I need to combine these two so I have the values displayed along with the data type.
I'm new to SQL but I have searched on the web some and tried various JOIN and UNION statements, but I could just be entering them wrong.
Upvotes: 4
Views: 13339
Reputation: 1923
You could SELECT EMPLOYEE.COL1, INFO.DATA_TYPE FROM EMPLOYEE, INFORMATION_SCHEMA.COLUMNS INFO WHERE INFO.TABLE_NAME='EMPLOYEE' AND COLUMN_NAME='COL1'
But to select more fields, you'd have to add another instance of INFORMATION_SCHEMA.COLUMNS again with a different alias.
But you should not do this for many reasons.
Technically: CROSS JOIN (the tables in FROM listed simply with a comma) is much strain on the database server. FROM T1, T2
pairs up all rows of T1 with all rows of T2 and examines the result rows. If T1 has n rows and T2 has m then the result has n*m rows.
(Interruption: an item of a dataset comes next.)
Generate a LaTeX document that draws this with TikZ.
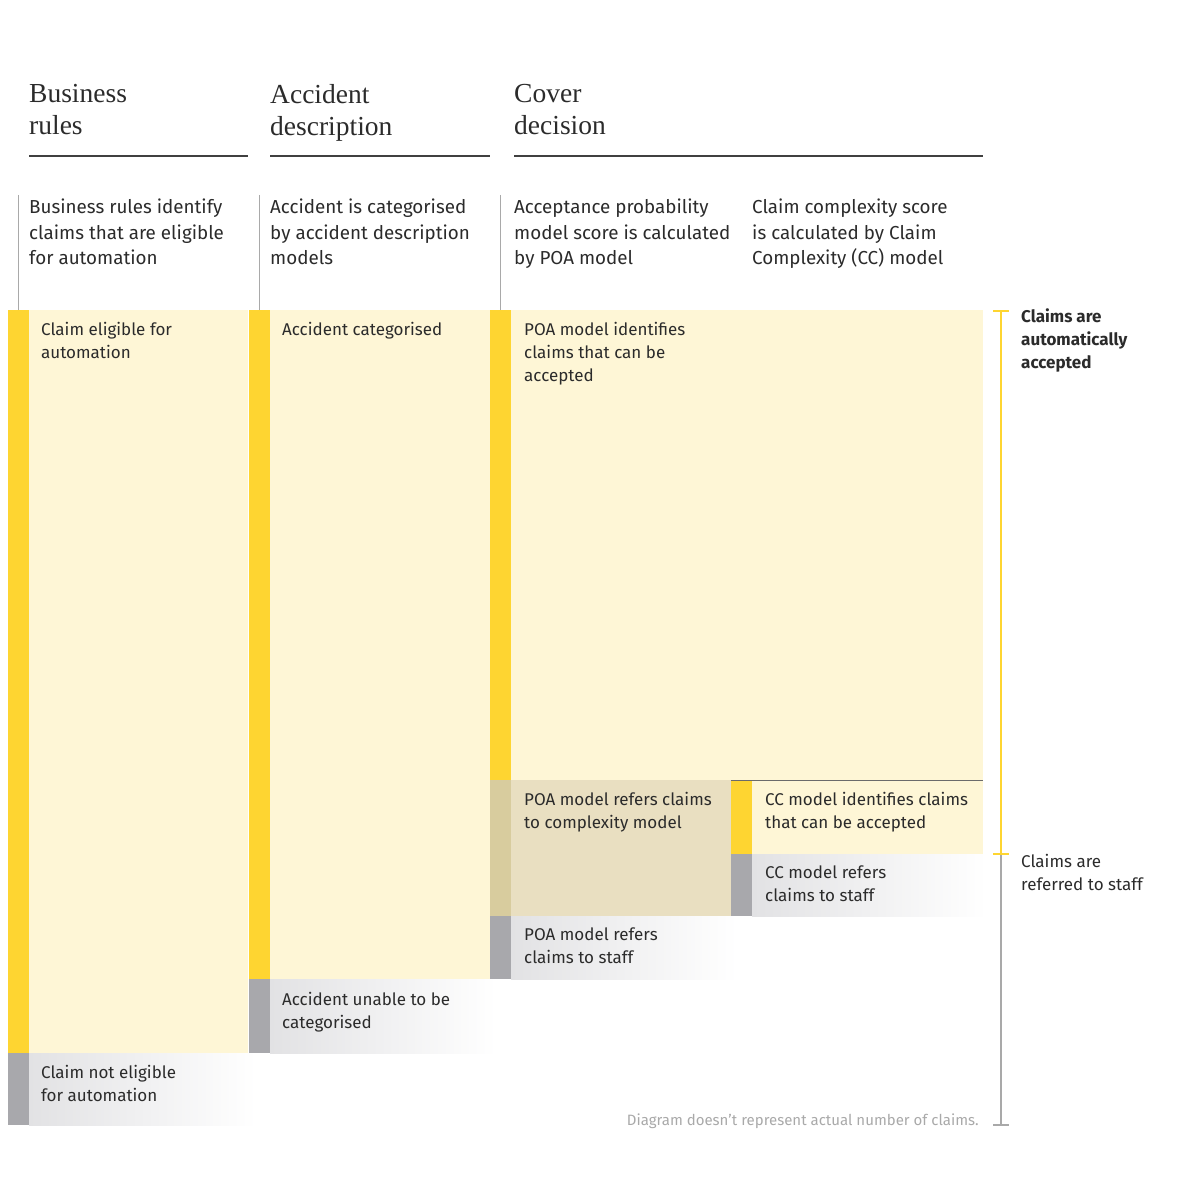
\documentclass[tikz,border=0pt]{standalone}
\usepackage{fontspec}
\setmainfont{Fira Sans}
\newfontfamily\titlefont{Liberation Serif}
\begin{document}
\definecolor{ink}{HTML}{2B2B2B}
\definecolor{yelbar}{HTML}{FED531}
\definecolor{yelfill}{HTML}{FEF6D6}
\definecolor{greybar}{HTML}{A8A8AC}
\definecolor{greyfill}{HTML}{E2E2E4}
\definecolor{tanbar}{HTML}{D8CC9E}
\definecolor{tanfill}{HTML}{E9DFC1}
\definecolor{rulegrey}{HTML}{A9A9A9}
\begin{tikzpicture}[x=1pt,y=-1pt,
  title/.style={anchor=north west,inner sep=0pt,align=left,text=ink,
    font=\titlefont\fontsize{27.5}{32}\selectfont},
  desc/.style={anchor=north west,inner sep=0pt,align=left,text=ink,
    font=\fontsize{18.8}{25.5}\selectfont},
  boxtext/.style={anchor=north west,inner sep=0pt,align=left,text=ink,
    font=\fontsize{17}{23}\selectfont},
  headrule/.style={draw=ink!90,line width=2pt},
  colline/.style={draw=rulegrey,line width=0.8pt},
  okbar/.style={fill=yelbar},
  okfill/.style={fill=yelfill},
  nobar/.style={fill=greybar},
  nofill/.style={left color=greyfill,right color=white,shading angle=90},
]
\useasboundingbox (0,0) rectangle (1194,1182);

% column headings
\node[title] (h1) at (29,84) {Business\\rules};
\node[title] (h2) at (270,84) {Accident\\description};
\node[title] (h3) at (514,84) {Cover\\decision};
\draw[headrule] (29,156) -- (248,156);
\draw[headrule] (270,156) -- (490,156);
\draw[headrule] (514,156) -- (983,156);

% column separators
\draw[colline] (18,195) -- (18,310);
\draw[colline] (259,195) -- (259,310);
\draw[colline] (500,195) -- (500,310);

% stage descriptions
\node[desc] (d1) at (29,199) {Business rules identify\\claims that are eligible\\for automation};
\node[desc] (d2) at (270,199) {Accident is categorised\\by accident description\\models};
\node[desc] (d3) at (514,199) {Acceptance probability\\model score is calculated\\by POA model};
\node[desc] (d4) at (752,199) {Claim complexity score\\is calculated by Claim\\Complexity (CC) model};

% business rules column
\fill[okfill] (29,310) rectangle (248,1053);
\fill[okbar] (8,310) rectangle (29,1053);
\shade[nofill] (29,1053) rectangle (256,1125);
\fill[nobar] (8,1053) rectangle (29,1125);

% accident description column
\fill[okfill] (270,310) rectangle (490,979);
\fill[okbar] (249,310) rectangle (270,979);
\shade[nofill] (270,979) rectangle (496,1053);
\fill[nobar] (249,979) rectangle (270,1053);

% cover decision: POA model
\fill[okfill] (511,310) rectangle (983,780);
\fill[okbar] (490,310) rectangle (511,780);
\fill[tanfill] (511,780) rectangle (731,916);
\fill[tanbar] (490,780) rectangle (511,916);
\shade[nofill] (511,916) rectangle (737,979);
\fill[nobar] (490,916) rectangle (511,979);

% cover decision: CC model
\fill[okfill] (752,780) rectangle (983,854);
\fill[okbar] (731,780) rectangle (752,854);
\shade[nofill] (752,854) rectangle (987,916);
\fill[nobar] (731,854) rectangle (752,916);
\draw[draw=ink!70,line width=0.8pt] (731,780) -- (983,780);

% outcome labels
\node[boxtext] (b1) at (41,322) {Claim eligible for\\automation};
\node[boxtext] (b2) at (41,1065) {Claim not eligible\\for automation};
\node[boxtext] (b3) at (282,322) {Accident categorised};
\node[boxtext] (b4) at (282,992) {Accident unable to be\\categorised};
\node[boxtext] (b5) at (524,322) {POA model identifies\\claims that can be\\accepted};
\node[boxtext] (b6) at (524,792) {POA model refers claims\\to complexity model};
\node[boxtext] (b7) at (524,928) {POA model refers\\claims to staff};
\node[boxtext] (b8) at (765,792) {CC model identifies claims\\that can be accepted};
\node[boxtext] (b9) at (765,866) {CC model refers\\claims to staff};

% outcome bracket
\coordinate (brtop) at (1001,311);
\coordinate (brmid) at (1001,854);
\coordinate (brbot) at (1001,1125);
\draw[yelbar,line width=1.6pt] (brtop) -- (brmid);
\draw[yelbar,line width=1.6pt] ([xshift=-8pt]brtop) -- ([xshift=8pt]brtop);
\draw[rulegrey,line width=1.6pt] (brmid) -- (brbot);
\draw[rulegrey,line width=1.6pt] ([xshift=-8pt]brbot) -- ([xshift=8pt]brbot);
\draw[yelbar,line width=1.6pt] ([xshift=-8pt]brmid) -- ([xshift=8pt]brmid);
\node[boxtext,font=\bfseries\fontsize{17}{23}\selectfont] (acc) at (1021,309) {Claims are\\automatically\\accepted};
\node[boxtext] (ref) at (1021,854) {Claims are\\referred to staff};

% footnote
\node[anchor=base east,inner sep=0pt,text=rulegrey,font=\fontsize{15}{18}\selectfont] (note) at (979,1125) {Diagram doesn’t represent actual number of claims.};
\end{tikzpicture}
\end{document}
Logically 1: You should not need this information to be returned. When you enter a query (a SELECT) the the returned schema is known; the query determines what datatypes the result columns are. Logically 2: Since every row has the same datatypes in the columns, you do not need the type information to be returned in every row. E.g. your example returning data of 1000 employees would unnecessarily transfer on every line that the AGE field is INTEGER, the NAME is VARCHAR and so on...
If you somehow would not know the schema of the result (e.g. because of generated queries or the like) then the above solution would not help you.